- _Exercise inputs_:

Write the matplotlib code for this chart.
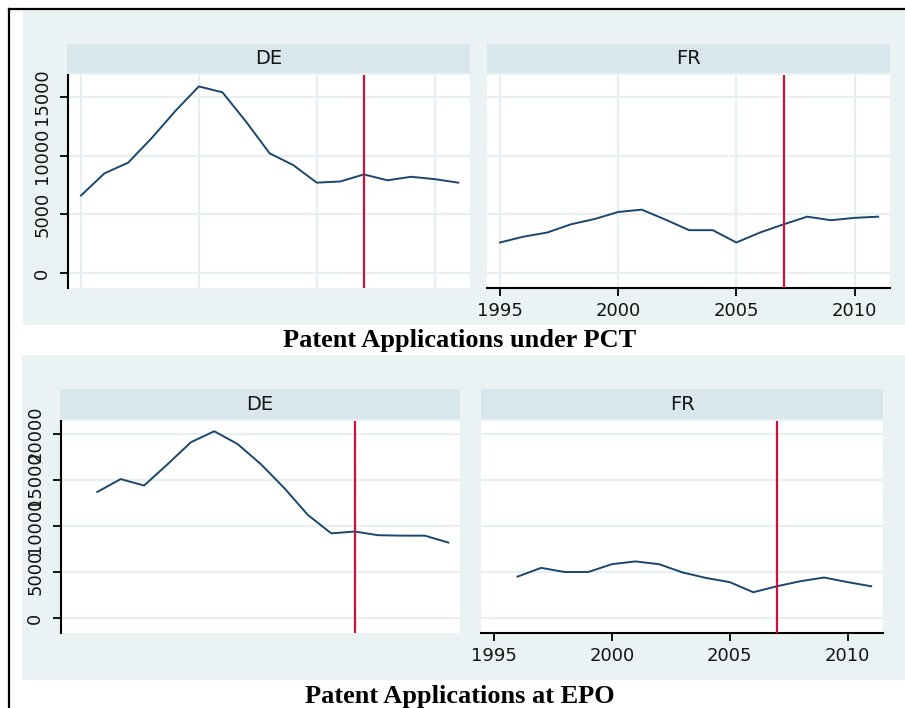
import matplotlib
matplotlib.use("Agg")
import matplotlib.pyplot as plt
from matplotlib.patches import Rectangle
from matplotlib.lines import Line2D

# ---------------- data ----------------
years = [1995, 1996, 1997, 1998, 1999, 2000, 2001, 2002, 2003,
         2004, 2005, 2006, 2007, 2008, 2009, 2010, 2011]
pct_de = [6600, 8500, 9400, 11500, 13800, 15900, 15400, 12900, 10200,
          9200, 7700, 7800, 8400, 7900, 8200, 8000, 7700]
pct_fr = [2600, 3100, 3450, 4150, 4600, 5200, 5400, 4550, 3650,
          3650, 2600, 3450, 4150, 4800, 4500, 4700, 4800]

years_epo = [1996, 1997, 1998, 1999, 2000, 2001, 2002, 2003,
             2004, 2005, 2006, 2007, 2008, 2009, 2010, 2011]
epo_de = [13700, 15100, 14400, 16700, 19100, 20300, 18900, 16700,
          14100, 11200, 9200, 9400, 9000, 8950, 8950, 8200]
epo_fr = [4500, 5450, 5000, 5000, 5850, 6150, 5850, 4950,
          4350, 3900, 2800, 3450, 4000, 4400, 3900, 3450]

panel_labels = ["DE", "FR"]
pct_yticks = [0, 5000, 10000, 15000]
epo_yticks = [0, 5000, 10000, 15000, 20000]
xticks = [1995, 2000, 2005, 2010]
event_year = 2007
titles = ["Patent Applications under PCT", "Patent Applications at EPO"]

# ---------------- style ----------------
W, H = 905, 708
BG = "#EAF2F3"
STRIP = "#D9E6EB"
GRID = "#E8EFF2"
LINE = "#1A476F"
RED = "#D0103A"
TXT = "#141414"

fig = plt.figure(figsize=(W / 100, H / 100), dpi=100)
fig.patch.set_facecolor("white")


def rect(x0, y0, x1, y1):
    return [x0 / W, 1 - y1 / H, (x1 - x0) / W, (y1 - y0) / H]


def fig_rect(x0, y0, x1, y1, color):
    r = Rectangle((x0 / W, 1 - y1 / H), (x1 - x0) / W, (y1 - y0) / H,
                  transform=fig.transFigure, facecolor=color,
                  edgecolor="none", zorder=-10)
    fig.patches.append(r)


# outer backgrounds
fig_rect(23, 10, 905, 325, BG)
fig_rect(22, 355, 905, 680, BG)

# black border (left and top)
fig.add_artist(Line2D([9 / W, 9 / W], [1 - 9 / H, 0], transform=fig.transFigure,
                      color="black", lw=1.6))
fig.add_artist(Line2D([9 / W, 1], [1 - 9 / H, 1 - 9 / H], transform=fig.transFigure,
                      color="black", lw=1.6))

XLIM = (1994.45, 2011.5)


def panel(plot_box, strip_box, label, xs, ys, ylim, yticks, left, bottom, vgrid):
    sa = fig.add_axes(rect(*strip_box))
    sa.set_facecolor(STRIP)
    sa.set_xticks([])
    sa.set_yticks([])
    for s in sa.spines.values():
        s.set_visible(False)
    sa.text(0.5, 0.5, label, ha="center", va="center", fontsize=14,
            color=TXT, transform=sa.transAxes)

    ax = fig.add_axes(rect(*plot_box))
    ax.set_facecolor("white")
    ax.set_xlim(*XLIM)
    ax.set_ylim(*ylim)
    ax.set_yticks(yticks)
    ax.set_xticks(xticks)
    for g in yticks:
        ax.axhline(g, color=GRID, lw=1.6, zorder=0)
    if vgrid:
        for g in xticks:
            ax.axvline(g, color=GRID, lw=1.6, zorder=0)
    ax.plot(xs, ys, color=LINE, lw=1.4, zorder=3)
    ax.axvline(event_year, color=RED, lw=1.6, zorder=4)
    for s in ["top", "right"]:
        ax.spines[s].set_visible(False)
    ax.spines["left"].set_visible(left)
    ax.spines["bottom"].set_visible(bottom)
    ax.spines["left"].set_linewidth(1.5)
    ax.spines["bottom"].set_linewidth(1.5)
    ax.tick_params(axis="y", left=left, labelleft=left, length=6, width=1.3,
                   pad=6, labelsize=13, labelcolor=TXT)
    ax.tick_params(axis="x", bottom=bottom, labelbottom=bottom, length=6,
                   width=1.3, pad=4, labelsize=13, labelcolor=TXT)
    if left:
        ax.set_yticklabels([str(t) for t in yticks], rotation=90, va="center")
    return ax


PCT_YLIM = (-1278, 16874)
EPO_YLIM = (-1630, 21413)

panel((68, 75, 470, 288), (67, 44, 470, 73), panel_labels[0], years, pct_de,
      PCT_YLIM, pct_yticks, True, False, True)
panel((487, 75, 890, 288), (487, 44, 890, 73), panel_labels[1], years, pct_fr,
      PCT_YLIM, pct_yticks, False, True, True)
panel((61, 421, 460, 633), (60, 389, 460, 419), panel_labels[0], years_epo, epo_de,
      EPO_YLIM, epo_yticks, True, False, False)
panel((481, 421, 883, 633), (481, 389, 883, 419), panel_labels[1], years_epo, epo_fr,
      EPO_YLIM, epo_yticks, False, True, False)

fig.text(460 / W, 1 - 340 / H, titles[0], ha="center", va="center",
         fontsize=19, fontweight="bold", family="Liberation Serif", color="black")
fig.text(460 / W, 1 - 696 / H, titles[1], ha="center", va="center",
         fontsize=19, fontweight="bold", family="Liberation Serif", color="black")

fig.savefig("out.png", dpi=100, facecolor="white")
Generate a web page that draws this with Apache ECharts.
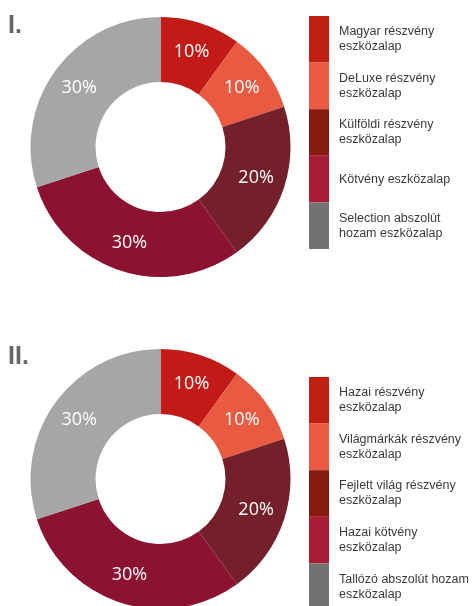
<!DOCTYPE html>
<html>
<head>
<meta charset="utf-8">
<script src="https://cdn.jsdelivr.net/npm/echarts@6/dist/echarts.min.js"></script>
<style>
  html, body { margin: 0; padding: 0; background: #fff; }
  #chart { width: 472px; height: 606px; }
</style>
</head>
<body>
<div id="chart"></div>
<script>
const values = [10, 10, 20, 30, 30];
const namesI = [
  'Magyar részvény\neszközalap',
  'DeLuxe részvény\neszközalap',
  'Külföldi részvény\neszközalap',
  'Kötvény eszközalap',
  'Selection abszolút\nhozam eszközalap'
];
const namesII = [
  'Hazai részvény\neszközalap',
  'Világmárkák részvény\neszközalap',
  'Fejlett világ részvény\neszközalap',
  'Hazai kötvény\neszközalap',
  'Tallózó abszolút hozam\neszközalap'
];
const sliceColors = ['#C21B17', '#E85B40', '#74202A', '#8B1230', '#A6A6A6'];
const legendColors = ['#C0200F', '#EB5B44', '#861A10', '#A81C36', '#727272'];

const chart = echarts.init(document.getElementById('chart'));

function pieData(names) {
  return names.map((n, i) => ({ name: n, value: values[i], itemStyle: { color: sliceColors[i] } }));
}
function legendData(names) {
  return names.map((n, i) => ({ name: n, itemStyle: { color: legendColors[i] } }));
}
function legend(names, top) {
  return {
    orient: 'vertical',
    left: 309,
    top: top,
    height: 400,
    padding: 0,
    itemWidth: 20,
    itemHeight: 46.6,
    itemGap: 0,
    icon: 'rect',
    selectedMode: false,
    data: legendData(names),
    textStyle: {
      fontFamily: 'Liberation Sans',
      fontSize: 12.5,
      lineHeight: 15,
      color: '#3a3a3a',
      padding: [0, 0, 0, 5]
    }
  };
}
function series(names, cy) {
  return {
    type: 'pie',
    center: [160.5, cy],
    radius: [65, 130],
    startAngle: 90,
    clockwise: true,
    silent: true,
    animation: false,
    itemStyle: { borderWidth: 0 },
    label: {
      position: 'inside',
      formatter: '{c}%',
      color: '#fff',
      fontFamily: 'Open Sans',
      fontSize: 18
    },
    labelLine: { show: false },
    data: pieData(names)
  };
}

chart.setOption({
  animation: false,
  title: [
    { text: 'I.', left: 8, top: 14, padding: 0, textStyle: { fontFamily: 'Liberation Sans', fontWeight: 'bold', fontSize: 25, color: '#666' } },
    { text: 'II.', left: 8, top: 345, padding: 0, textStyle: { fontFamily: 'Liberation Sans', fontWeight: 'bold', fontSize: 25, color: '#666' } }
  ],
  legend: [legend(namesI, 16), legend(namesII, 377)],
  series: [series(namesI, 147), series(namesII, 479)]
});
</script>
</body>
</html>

- _Exercise aim_: Nothing but the lines from the one with "Generate a web" through the one with "const chart = echarts.init(document.getElementById('chart'));" is to be copied, exactly and ends included. Leave pictures out.

- _Exercise result_:
Generate a web page that draws this with Apache ECharts.
<!DOCTYPE html>
<html>
<head>
<meta charset="utf-8">
<script src="https://cdn.jsdelivr.net/npm/echarts@6/dist/echarts.min.js"></script>
<style>
  html, body { margin: 0; padding: 0; background: #fff; }
  #chart { width: 472px; height: 606px; }
</style>
</head>
<body>
<div id="chart"></div>
<script>
const values = [10, 10, 20, 30, 30];
const namesI = [
  'Magyar részvény\neszközalap',
  'DeLuxe részvény\neszközalap',
  'Külföldi részvény\neszközalap',
  'Kötvény eszközalap',
  'Selection abszolút\nhozam eszközalap'
];
const namesII = [
  'Hazai részvény\neszközalap',
  'Világmárkák részvény\neszközalap',
  'Fejlett világ részvény\neszközalap',
  'Hazai kötvény\neszközalap',
  'Tallózó abszolút hozam\neszközalap'
];
const sliceColors = ['#C21B17', '#E85B40', '#74202A', '#8B1230', '#A6A6A6'];
const legendColors = ['#C0200F', '#EB5B44', '#861A10', '#A81C36', '#727272'];

const chart = echarts.init(document.getElementById('chart'));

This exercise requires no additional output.